TrackingAnnotation(name, left, top, width, height, id, score=0, frame=-1)

Construct a new TrackingAnnotation object based on the given data.

  • name is expected to be a string or a number representing the class of the object.
  • left is expected to be a number representing the x position of the left-top corner.
  • top is expected to be a number representing the y position of the left-top corner.
  • width is expected to be a number representing the width of the box.
  • height is expected to be a number representing the height of the box.
  • id is expected to be a number representing the object id.
  • score is expected to be a number describing the prediction confidence.
  • frame is expected to be a number describing the frame number.

from_mot(data)

Static method that constructs TrackingAnnotation from the data object with MOT annotation.

mot(with_confidence=True)

Return the annotation in MOT format.

boudning_box()

Return the BoundingBox object constructed from this object.

class engine.target.TrackingAnnotationList

Bases: engine.target.Target

This target is used for 2D Object Tracking. It contains a list of TrackingAnnotation targets that belong to the same frame. A bounding box is described by the left-top corner and its width and height.

The TrackingAnnotationList class has the following public methods:

TrackingAnnotationList(name, boxes)

Construct a new TrackingAnnotationList object based on the given data.

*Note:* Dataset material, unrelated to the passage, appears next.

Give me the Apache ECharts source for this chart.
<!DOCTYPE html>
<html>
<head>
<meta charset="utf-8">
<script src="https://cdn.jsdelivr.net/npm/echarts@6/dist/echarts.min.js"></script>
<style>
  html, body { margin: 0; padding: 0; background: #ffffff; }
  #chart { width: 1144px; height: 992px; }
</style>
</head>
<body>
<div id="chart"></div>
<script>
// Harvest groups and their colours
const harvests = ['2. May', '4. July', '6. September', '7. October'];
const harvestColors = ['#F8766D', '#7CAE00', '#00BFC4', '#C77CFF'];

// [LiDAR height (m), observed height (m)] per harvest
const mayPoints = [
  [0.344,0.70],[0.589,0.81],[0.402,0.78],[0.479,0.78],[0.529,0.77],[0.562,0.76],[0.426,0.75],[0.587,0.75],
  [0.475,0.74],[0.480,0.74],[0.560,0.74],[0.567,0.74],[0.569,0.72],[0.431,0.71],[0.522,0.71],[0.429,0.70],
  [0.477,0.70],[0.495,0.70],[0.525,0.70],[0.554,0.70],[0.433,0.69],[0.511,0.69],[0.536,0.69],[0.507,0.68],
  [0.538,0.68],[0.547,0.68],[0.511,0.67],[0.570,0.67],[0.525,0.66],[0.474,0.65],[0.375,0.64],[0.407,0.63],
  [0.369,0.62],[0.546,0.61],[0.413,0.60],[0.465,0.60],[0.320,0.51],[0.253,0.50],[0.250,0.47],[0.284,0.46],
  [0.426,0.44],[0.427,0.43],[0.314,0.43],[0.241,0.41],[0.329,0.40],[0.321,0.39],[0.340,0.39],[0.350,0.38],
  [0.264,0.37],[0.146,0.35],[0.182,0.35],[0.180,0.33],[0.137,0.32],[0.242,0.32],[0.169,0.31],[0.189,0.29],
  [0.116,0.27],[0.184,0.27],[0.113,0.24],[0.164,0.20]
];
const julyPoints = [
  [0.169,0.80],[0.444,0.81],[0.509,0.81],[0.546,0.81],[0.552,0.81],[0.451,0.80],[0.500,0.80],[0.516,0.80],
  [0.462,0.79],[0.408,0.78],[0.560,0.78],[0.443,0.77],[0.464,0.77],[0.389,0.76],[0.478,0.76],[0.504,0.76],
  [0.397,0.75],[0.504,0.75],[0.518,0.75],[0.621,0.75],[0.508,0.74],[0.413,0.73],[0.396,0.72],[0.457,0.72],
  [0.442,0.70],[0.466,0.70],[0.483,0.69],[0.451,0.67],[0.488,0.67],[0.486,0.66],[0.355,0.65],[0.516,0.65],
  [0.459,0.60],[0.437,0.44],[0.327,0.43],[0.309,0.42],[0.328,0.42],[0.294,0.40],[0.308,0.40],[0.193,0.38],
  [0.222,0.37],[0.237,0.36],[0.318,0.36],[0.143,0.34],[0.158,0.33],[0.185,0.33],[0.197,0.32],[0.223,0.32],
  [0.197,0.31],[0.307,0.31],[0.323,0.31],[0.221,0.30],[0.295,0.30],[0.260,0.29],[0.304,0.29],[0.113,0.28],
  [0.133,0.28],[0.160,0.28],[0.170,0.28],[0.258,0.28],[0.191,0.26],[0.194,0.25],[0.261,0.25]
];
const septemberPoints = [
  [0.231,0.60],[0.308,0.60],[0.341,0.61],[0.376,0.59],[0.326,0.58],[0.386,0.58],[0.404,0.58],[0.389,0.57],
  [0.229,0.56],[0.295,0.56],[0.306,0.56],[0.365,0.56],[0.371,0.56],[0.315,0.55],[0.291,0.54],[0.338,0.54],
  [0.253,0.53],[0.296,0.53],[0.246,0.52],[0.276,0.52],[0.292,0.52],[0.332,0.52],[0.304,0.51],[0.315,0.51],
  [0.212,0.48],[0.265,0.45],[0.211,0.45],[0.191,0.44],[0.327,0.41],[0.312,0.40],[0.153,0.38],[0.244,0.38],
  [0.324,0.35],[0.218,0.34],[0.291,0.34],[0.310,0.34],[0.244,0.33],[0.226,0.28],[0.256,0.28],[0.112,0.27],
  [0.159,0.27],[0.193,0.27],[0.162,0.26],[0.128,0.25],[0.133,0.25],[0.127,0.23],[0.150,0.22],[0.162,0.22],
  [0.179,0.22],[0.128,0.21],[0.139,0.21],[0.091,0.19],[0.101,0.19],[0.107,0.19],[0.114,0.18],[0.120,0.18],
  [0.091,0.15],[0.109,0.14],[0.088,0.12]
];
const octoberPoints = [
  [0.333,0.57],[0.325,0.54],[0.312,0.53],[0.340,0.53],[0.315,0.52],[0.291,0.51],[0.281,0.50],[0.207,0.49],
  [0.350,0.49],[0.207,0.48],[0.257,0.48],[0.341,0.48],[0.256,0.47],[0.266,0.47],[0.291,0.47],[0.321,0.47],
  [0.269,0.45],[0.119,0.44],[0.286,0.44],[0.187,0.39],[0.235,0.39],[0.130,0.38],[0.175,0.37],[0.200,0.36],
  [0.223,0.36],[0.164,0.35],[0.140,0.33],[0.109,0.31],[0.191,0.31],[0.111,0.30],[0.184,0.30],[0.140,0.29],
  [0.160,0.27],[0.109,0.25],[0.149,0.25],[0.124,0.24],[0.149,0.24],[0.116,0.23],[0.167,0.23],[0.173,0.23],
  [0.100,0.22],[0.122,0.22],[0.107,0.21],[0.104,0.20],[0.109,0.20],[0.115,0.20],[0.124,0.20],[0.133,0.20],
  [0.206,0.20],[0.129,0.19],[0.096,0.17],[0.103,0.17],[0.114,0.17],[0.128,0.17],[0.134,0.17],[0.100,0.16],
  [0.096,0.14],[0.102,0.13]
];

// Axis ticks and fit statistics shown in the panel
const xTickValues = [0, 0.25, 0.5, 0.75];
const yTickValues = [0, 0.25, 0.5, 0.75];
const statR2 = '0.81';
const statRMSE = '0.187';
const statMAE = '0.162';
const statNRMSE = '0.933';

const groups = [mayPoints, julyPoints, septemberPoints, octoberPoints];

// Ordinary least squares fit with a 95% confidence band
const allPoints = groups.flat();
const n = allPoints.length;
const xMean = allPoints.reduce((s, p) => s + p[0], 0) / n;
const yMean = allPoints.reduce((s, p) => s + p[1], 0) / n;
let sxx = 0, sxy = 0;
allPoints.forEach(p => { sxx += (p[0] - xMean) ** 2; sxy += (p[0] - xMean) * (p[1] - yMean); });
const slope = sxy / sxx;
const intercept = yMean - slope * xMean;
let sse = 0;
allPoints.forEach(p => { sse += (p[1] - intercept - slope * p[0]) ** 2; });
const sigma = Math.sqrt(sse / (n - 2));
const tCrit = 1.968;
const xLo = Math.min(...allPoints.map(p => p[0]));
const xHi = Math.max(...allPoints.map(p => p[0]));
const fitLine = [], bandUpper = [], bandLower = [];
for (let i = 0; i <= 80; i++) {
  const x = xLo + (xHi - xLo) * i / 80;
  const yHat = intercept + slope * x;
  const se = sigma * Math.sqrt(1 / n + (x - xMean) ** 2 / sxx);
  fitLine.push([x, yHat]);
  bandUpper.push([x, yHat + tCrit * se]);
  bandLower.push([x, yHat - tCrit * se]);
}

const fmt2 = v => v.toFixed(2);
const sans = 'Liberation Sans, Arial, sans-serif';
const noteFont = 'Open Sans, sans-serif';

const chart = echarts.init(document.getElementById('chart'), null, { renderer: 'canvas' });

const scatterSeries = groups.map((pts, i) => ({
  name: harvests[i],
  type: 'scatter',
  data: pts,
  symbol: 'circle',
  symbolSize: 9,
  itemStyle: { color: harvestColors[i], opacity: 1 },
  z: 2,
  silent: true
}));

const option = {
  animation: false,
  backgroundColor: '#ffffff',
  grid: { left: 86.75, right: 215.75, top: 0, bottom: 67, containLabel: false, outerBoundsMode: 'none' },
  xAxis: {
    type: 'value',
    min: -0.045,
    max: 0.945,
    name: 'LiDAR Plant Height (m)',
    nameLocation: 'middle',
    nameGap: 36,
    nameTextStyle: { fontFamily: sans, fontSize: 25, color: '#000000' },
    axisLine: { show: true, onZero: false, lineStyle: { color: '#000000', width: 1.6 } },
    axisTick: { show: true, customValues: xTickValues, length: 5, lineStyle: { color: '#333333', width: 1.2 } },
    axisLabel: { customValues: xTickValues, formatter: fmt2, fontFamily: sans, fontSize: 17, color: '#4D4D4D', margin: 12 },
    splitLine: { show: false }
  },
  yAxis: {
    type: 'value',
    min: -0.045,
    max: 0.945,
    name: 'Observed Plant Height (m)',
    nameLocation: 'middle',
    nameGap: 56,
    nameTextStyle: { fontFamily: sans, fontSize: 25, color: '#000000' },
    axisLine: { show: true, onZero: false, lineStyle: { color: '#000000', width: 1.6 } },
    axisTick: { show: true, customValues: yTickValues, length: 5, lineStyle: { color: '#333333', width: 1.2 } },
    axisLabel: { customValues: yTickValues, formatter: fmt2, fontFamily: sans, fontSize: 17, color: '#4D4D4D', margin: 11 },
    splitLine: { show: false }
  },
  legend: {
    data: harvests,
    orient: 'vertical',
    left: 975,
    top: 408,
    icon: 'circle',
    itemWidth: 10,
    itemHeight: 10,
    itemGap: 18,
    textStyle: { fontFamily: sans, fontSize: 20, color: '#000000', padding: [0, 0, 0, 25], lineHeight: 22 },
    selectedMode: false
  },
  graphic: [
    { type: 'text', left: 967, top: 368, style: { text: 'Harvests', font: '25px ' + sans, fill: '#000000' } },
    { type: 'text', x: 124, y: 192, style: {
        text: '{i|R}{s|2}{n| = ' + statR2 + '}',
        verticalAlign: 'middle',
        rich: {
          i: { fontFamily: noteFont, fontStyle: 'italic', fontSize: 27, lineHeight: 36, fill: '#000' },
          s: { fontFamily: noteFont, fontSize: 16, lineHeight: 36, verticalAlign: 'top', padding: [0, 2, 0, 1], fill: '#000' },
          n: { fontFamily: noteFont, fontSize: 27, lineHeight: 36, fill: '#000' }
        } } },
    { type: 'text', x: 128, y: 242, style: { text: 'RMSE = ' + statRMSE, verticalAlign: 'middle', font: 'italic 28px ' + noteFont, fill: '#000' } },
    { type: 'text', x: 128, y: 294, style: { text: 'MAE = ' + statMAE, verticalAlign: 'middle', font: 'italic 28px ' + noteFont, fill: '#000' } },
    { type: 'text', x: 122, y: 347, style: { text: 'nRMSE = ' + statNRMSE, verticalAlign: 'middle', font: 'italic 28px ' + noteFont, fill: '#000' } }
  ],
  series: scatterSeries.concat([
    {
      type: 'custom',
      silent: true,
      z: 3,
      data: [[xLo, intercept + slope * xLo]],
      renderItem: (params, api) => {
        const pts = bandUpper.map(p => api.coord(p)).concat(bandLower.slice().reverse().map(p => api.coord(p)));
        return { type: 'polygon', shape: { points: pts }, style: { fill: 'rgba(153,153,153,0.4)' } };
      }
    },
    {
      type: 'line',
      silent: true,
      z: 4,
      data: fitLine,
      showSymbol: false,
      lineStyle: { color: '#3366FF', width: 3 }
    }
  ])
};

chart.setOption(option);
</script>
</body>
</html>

  • boxes is expected to be a list of TrackingAnnotation.

from_mot(data)

Static method that constructs TrackingAnnotationList from the data object with MOT annotation.

mot(with_confidence=True)

Return the annotation in MOT format.

bounding_box_list()

Return the BoundingBoxList object constructed from this object.

boxes()

Return the list of TrackingAnnotation boxes.

class engine.target.Heatmap

Bases: engine.target.Target

This target is used for multi-class segmentation problems or multi-class problems that require heatmap annotations/outputs.

The Heatmap class has the following public methods:

Heatmap(data, class_names=None)

Construct a new Heatmap object based on the given data.

  • data is expected to be a numpy array
  • class_names is expected to be a dictionary and can be used for mapping class IDs (integer) to names (string) [optional]

numpy()

Return a NumPy-compatible representation of data.

shape()

Return the shape of the underlying data object.

str()

Return a human-friendly string-based representation of data.

class engine.target.BaseTranscription

Bases: engine.target.Target

This target is used for speech transcription problems. It contains the transcribed text.

The BaseTranscription class has the following public methods:

BaseTranscription(text)

Construct a new BaseTranscription object based on the given text.

  • text is expected to by a string.

class engine.target.WhisperTranscription

Bases: engine.target.Target

This target stores transcription from Whisper outputs, including transcription text and other side information such as segment, timestamp, no speech probability, etc.

The WhisperTranscription class has the following public methods

WhisperTranscription(text, segments)

Construct a new WhisperTranscription object to store results from Whisper outputs.

  • text is expected to by a string.
  • segments is a list of dictionary, each element of the list is a segment of the whole transcription text with additional information.

class engine.target.VoskTranscription

Bases: engine.target.Target

This target stores transcription from Vosk outputs, inclduing transcription text and other information about if a phrase was finised or not.

The VoskTranscription class has the following public methods

VoskTranscription(text, accept_waveform)

Construct a new VoskTranscription object to store results from Vosk outputs.

  • text is expected to by a string.
  • accept_waveform is a boolean value indicate if the phrase in text was finised or not.